The debate about the origins of the medieval Black Death pandemic (AD 1346–1353) has focused on evidence from cemeteries in the Chüy Valley near Lake Issyk-Kul in modern-day Kyrgyzstan. These sites are thought to have victims of a 14th-century epidemic because of the tombstone dated 1338–1339 that attributes deaths to ‘pestilence’. In a new study, an international team of researchers reports that they have identified DNA from the plague bacterium, Yersinia pestis, in 7 individuals who died in the year 1338 and had these inscriptions on their tombstones in two of these cemeteries.
“We could finally show that the epidemic mentioned on the tombstones was indeed caused by plague”, says Phil Slavin, one of the senior authors of the study and historian at the University of Sterling, UK.

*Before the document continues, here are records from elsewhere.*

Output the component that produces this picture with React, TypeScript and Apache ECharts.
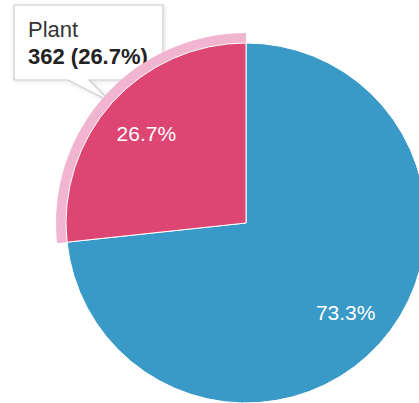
import React, { useEffect, useRef } from "react";
import * as echarts from "echarts";

const categories = ["Animal", "Plant"];
const values = [994, 362];
const colors = ["#3999c7", "#dd4673"];
const haloColors = ["rgba(0,0,0,0)", "#f1b5cf"];
const hoveredIndex = 1;

export default function App() {
  const ref = useRef<HTMLDivElement>(null);
  useEffect(() => {
    document.body.style.margin = "0";
    const chart = echarts.init(ref.current!, null, { renderer: "svg" });
    const total = values.reduce((a, b) => a + b, 0);
    const pct = (v: number) => ((v / total) * 100).toFixed(1) + "%";
    const data = categories.map((c, i) => ({
      name: c,
      value: values[i],
      itemStyle: { color: colors[i] },
    }));
    const center = [246, 223];
    chart.setOption({
      animation: false,
      series: [
        {
          type: "pie",
          center,
          radius: [180, 190],
          startAngle: 90,
          silent: true,
          label: { show: false },
          labelLine: { show: false },
          itemStyle: { borderWidth: 0 },
          data: categories.map((c, i) => ({
            name: c,
            value: values[i],
            itemStyle: { color: haloColors[i] },
          })),
        },
        {
          type: "pie",
          center,
          radius: [0, 180],
          startAngle: 90,
          silent: true,
          label: { show: false },
          labelLine: { show: false },
          itemStyle: { borderColor: "#ffffff", borderWidth: 1 },
          data,
        },
        {
          type: "pie",
          center,
          radius: [82, 180],
          startAngle: 90,
          silent: true,
          itemStyle: { color: "rgba(0,0,0,0)", borderWidth: 0 },
          label: {
            show: true,
            position: "inside",
            color: "#ffffff",
            fontFamily: "'Liberation Sans', Arial, sans-serif",
            fontSize: 21,
            formatter: (p: any) => pct(p.value),
          },
          labelLine: { show: false },
          data: categories.map((c, i) => ({ name: c, value: values[i] })),
        },
      ],
      graphic: [
        {
          type: "group",
          z: 100,
          children: [
            {
              type: "polygon",
              shape: {
                points: [
                  [14, 5],
                  [163, 5],
                  [163, 80],
                  [89, 80],
                  [111, 102],
                  [68, 80],
                  [14, 80],
                ],
              },
              style: {
                fill: "rgba(255,255,255,0.97)",
                stroke: "#cccccc",
                lineWidth: 1.2,
                shadowColor: "rgba(0,0,0,0.12)",
                shadowBlur: 4,
                shadowOffsetX: 1,
                shadowOffsetY: 1,
              },
            },
            {
              type: "text",
              x: 28,
              y: 29.5,
              style: {
                text: categories[hoveredIndex],
                fill: "#333333",
                fontFamily: "'Liberation Sans', Arial, sans-serif",
                fontSize: 22,
                verticalAlign: "middle",
              },
            },
            {
              type: "text",
              x: 28,
              y: 56.5,
              style: {
                text: `${values[hoveredIndex]} (${pct(values[hoveredIndex])})`,
                fill: "#222222",
                fontFamily: "'Liberation Sans', Arial, sans-serif",
                fontSize: 22,
                fontWeight: "bold",
                verticalAlign: "middle",
              },
            },
          ],
        },
      ],
    });
    return () => chart.dispose();
  }, []);
  return <div ref={ref} style={{ width: 419, height: 403 }} />;
}
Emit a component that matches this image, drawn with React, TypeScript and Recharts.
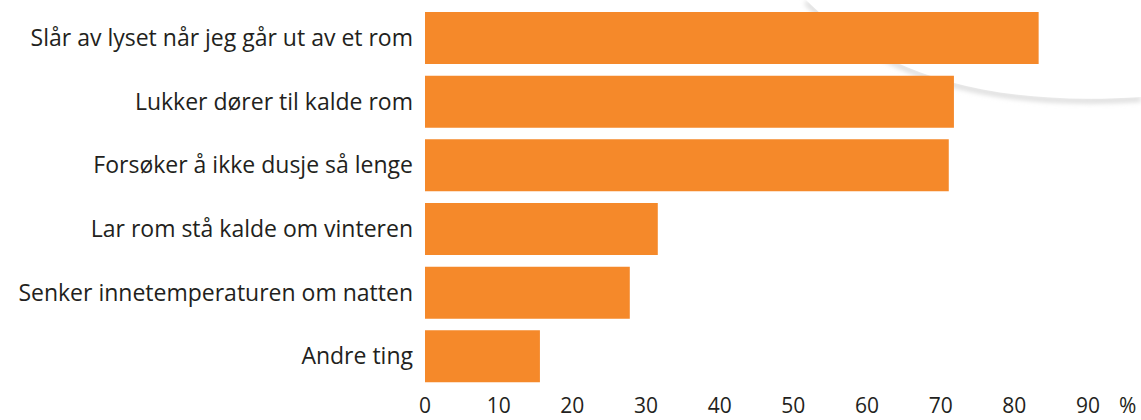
import { BarChart, Bar, XAxis, YAxis, Label } from 'recharts'

const categories = [
  'Slår av lyset når jeg går ut av et rom',
  'Lukker dører til kalde rom',
  'Forsøker å ikke dusje så lenge',
  'Lar rom stå kalde om vinteren',
  'Senker innetemperaturen om natten',
  'Andre ting',
]
const shares = [83.3, 71.8, 71.1, 31.6, 27.8, 15.6]
const xTicks = [0, 10, 20, 30, 40, 50, 60, 70, 80, 90]

const data = categories.map((name, i) => ({ name, value: shares[i] }))

const FONT = '"Open Sans", "Noto Sans", sans-serif'
const TEXT = '#231f20'
const ORANGE = '#f5892a'

export default function App() {
  return (
    <div style={{ position: 'absolute', left: 0, top: 0, width: 1141, height: 420, background: '#fff', fontFamily: FONT }}>
      {/* faint decorative arc behind the chart */}
      <svg width={1141} height={420} style={{ position: 'absolute', left: 0, top: 0 }}>
        <defs>
          <filter id="soft" x="-10%" y="-50%" width="120%" height="200%">
            <feGaussianBlur stdDeviation="2.5" />
          </filter>
        </defs>
        <path d="M 806 0 C 872 66, 972 108, 1141 97" fill="none" stroke="#d9d9d9" strokeWidth={5} filter="url(#soft)" transform="translate(0 2)" />
        <path d="M 806 0 C 872 66, 972 108, 1141 97 L 1141 0 Z" fill="#fff" />
      </svg>
      <div style={{ position: 'absolute', left: 0, top: 0 }}>
        <BarChart
          width={1141}
          height={420}
          data={data}
          layout="vertical"
          margin={{ top: 6, right: 53, left: 0, bottom: 0 }}
        >
          <XAxis
            type="number"
            domain={[0, 90]}
            ticks={xTicks}
            axisLine={false}
            tickLine={false}
            tickSize={0}
            tickMargin={10}
            height={32}
            interval={0}
            tick={{ fill: TEXT, fontSize: 21, fontFamily: FONT }}
          >
            <Label value="%" position="right" offset={31} dy={2} fill={TEXT} fontSize={21} fontFamily={FONT} />
          </XAxis>
          <YAxis
            type="category"
            dataKey="name"
            width={425}
            axisLine={false}
            tickLine={false}
            tickSize={0}
            tickMargin={12}
            interval={0}
            tick={{ fill: TEXT, fontSize: 23, fontFamily: FONT }}
          />
          <Bar dataKey="value" fill={ORANGE} barSize={52} isAnimationActive={false} />
        </BarChart>
      </div>
    </div>
  )
}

It has been hypothesized that the Black Death’s initiation was associated with a massive diversification of plague strains, a so-called Big Bang event of plague diversity that may have happened sometime between the 10th and 14th centuries. Until now, this has not been verified. The authors of this new study pieced together complete ancient plague genomes from the sites in Kyrgyzstan and investigated how they might relate to this Big Bang event.
“We found that the ancient strains from Kyrgyzstan are positioned exactly at the node of this massive diversification event. In other words, we found the Black Death’s source strain and we even know its exact date [meaning the year 1338]”, says Maria Spyrou, lead author and researcher at the University of Tübingen.

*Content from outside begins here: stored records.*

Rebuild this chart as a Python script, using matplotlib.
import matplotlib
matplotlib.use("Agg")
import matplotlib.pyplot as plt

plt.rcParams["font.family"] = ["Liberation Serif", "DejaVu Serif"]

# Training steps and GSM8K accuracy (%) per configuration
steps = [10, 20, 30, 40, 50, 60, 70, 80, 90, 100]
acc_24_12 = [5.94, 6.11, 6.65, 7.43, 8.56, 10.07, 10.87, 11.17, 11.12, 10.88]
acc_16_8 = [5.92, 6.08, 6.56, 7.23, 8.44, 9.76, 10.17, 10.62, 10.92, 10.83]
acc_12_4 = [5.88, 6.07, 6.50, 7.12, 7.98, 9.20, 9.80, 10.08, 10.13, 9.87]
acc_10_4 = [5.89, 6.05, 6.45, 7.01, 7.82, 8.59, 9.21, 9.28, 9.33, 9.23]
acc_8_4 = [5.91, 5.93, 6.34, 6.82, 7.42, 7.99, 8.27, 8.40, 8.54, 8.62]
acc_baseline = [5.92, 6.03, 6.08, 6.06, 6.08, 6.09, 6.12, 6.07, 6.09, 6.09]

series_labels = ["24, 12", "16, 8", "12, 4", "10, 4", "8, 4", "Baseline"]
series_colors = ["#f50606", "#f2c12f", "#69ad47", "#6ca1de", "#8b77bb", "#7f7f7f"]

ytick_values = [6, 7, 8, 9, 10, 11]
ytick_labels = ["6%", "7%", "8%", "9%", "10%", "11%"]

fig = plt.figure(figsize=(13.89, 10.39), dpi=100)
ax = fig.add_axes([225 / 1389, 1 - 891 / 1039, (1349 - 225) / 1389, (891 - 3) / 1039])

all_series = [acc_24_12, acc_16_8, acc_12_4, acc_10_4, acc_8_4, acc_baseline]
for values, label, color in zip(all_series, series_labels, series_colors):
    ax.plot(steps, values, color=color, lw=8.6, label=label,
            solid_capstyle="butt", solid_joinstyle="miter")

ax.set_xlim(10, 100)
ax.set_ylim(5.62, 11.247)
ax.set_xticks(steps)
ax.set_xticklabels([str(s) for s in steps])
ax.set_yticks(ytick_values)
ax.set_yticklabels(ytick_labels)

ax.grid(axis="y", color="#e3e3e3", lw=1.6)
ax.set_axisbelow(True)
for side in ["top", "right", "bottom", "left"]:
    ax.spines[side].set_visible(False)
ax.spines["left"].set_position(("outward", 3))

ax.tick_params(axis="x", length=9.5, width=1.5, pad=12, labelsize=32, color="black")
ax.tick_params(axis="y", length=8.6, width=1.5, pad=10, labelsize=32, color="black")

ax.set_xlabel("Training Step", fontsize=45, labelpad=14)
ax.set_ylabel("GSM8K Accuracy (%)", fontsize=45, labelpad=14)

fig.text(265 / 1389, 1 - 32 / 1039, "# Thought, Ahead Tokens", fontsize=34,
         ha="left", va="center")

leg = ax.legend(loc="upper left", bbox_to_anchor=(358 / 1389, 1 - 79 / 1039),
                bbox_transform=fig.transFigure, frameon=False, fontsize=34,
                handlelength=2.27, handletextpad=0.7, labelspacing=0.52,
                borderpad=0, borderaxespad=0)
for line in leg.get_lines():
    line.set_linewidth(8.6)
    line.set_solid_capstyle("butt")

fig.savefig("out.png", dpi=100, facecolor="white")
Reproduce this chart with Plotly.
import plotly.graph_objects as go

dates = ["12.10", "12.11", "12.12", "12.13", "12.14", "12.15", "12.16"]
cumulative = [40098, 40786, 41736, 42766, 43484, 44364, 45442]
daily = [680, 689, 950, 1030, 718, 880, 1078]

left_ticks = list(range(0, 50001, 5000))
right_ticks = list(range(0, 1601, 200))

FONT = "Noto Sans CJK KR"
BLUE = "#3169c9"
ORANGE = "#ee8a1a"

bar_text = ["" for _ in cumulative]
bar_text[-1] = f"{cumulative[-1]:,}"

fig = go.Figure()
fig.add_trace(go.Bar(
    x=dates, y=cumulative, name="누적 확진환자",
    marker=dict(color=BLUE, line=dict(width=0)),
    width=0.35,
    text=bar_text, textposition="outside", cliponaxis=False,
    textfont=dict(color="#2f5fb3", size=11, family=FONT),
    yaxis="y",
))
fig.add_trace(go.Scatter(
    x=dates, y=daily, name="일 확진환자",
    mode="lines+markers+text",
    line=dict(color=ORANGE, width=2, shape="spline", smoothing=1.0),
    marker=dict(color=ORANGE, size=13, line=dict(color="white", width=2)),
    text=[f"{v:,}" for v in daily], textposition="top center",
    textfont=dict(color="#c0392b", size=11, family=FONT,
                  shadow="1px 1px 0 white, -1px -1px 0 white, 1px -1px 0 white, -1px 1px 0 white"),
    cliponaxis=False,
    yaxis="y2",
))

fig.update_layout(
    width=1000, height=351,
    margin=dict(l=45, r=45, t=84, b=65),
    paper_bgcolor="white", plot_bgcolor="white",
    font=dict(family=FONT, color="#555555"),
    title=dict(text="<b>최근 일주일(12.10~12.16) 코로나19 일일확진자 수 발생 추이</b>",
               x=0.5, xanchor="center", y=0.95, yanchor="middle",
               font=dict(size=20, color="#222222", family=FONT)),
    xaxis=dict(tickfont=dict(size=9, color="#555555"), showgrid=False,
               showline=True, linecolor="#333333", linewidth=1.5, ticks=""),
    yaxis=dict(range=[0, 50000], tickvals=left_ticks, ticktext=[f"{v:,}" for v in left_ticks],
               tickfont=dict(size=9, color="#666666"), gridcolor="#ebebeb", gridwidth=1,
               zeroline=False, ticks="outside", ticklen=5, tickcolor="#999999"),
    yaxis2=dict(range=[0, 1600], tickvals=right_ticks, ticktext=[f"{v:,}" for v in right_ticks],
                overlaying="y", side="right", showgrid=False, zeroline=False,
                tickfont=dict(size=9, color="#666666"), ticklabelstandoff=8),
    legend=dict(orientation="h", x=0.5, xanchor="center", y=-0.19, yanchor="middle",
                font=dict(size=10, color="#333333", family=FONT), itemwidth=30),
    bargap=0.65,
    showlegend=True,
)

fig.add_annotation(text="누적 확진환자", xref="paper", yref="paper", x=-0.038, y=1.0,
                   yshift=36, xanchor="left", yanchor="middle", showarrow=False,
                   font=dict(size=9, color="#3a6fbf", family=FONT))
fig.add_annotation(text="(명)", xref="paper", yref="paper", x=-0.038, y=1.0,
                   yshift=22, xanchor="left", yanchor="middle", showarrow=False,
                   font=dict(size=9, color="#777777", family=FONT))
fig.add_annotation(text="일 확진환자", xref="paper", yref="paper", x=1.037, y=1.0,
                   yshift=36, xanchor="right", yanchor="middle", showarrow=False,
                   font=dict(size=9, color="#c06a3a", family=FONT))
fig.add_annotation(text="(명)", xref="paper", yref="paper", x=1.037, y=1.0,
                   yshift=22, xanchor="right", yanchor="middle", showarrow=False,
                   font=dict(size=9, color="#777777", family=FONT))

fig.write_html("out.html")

They also tried to determine if the strains evolved locally or spread in this region from elsewhere. Plague is not a disease of humans; the bacterium survives within wild rodent populations across the world, in so-called plague reservoirs. Hence, the ancient Central Asian strain that caused the 1338-1339 epidemic around Lake Issyk Kul must have come from one such reservoir.

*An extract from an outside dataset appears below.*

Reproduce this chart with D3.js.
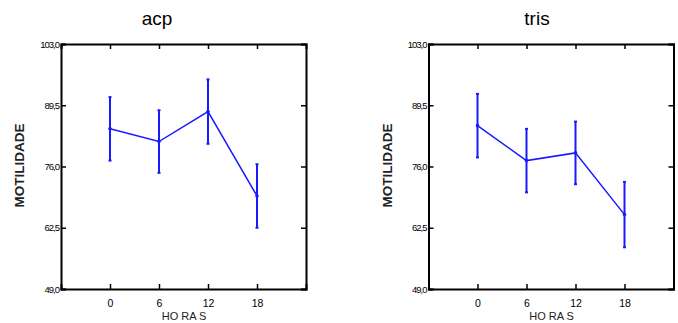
<!DOCTYPE html>
<html><head><meta charset="utf-8">
<script src="https://cdn.jsdelivr.net/npm/d3@7"></script>
<style>body{margin:0;background:#fff}svg{display:block}text{font-family:"Liberation Sans",Arial,sans-serif}</style>
</head><body><svg id="c" width="678" height="323"></svg>
<script>
const hours = [0, 6, 12, 18];
const xTicks = [0, 6, 12, 18];
const yTicks = [49.0, 62.5, 76.0, 89.5, 103.0];
const titles = ["acp", "tris"];
const acpMean = [84.3, 81.5, 88.1, 69.5];
const acpErr = [7.0, 6.9, 7.1, 7.0];
const trisMean = [85.0, 77.3, 79.0, 65.4];
const trisErr = [7.0, 7.0, 6.9, 7.2];
const panels = [
  {title: titles[0], mean: acpMean, err: acpErr, left: 61, titleX: 157},
  {title: titles[1], mean: trisMean, err: trisErr, left: 428.5, titleX: 537}
];
const svg = d3.select("#c");
const fmt = v => d3.format(".1f")(v).replace(".", ",");
const plotTop = 44, size = 245, blue = "#1a1aff";
panels.forEach(p => {
  const x = d3.scaleLinear().domain([-6, 24]).range([p.left, p.left + size]);
  const y = d3.scaleLinear().domain([49, 103]).range([plotTop + size, plotTop]);
  const g = svg.append("g");
  g.append("text").attr("x", p.titleX).attr("y", 25).attr("text-anchor", "middle")
    .attr("font-size", 19).text(p.title);
  const axL = d3.axisLeft(y).tickValues(yTicks).tickSize(-5).tickFormat(fmt).tickPadding(2);
  const axR = d3.axisRight(y).tickValues(yTicks).tickSize(-5).tickFormat("");
  const axB = d3.axisBottom(x).tickValues(xTicks).tickSize(-5).tickPadding(11);
  const axT = d3.axisTop(x).tickValues(xTicks).tickSize(-5).tickFormat("");
  const gl = g.append("g").attr("transform", `translate(${p.left},0)`).call(axL);
  const gr = g.append("g").attr("transform", `translate(${p.left + size},0)`).call(axR);
  const gb = g.append("g").attr("transform", `translate(0,${plotTop + size})`).call(axB);
  const gt = g.append("g").attr("transform", `translate(0,${plotTop})`).call(axT);
  [gl, gr, gb, gt].forEach(a => {
    a.select(".domain").attr("stroke", "#000").attr("stroke-width", 2);
    a.selectAll(".tick line").attr("stroke", "#000").attr("stroke-width", 1.5);
    a.selectAll("text").attr("font-size", 9.5).attr("fill", "#000").attr("font-family", "'Liberation Sans Narrow','DejaVu Sans Condensed',sans-serif");
  });
  gl.selectAll("text").attr("letter-spacing", -1);
  gb.selectAll("text").attr("font-size", 10.5);
  g.append("text").attr("transform", `translate(${p.left - 37},${plotTop + size / 2 - 1}) rotate(-90)`)
    .attr("text-anchor", "middle").attr("font-size", 13.5).attr("font-weight", "bold").attr("fill", "#222").text("MOTILIDADE");
  g.append("text").attr("x", p.left + 123).attr("y", 320).attr("text-anchor", "middle")
    .attr("font-size", 11).attr("fill", "#222").text("HO RA S");
  const line = d3.line().x((d, i) => x(hours[i])).y(d => y(d));
  g.append("path").datum(p.mean).attr("d", line).attr("fill", "none").attr("stroke", blue).attr("stroke-width", 1.5);
  hours.forEach((h, i) => {
    g.append("line").attr("x1", x(h)).attr("x2", x(h)).attr("y1", y(p.mean[i] - p.err[i])).attr("y2", y(p.mean[i] + p.err[i]))
      .attr("stroke", blue).attr("stroke-width", 2);
    [p.mean[i] - p.err[i], p.mean[i] + p.err[i]].forEach(v => {
      g.append("line").attr("x1", x(h) - 1.5).attr("x2", x(h) + 1.5).attr("y1", y(v)).attr("y2", y(v)).attr("stroke", blue).attr("stroke-width", 2);
    });
    g.append("circle").attr("cx", x(h)).attr("cy", y(p.mean[i])).attr("r", 1.8).attr("fill", blue);
  });
});
</script></body></html>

“We found that modern strains most closely related to the ancient strain are today found in plague reservoirs around the Tian Shan mountains, so very close to where the ancient strain was found. This points to an origin of Black Death’s ancestor in Central Asia”, explains Johannes Krause, senior author of the study and director at the Max Planck Institute for Evolutionary Anthropology.
The study demonstrates how investigations of well-defined archaeological contexts and close collaborations among historians, archaeologists, and geneticists can solve mysteries from our past.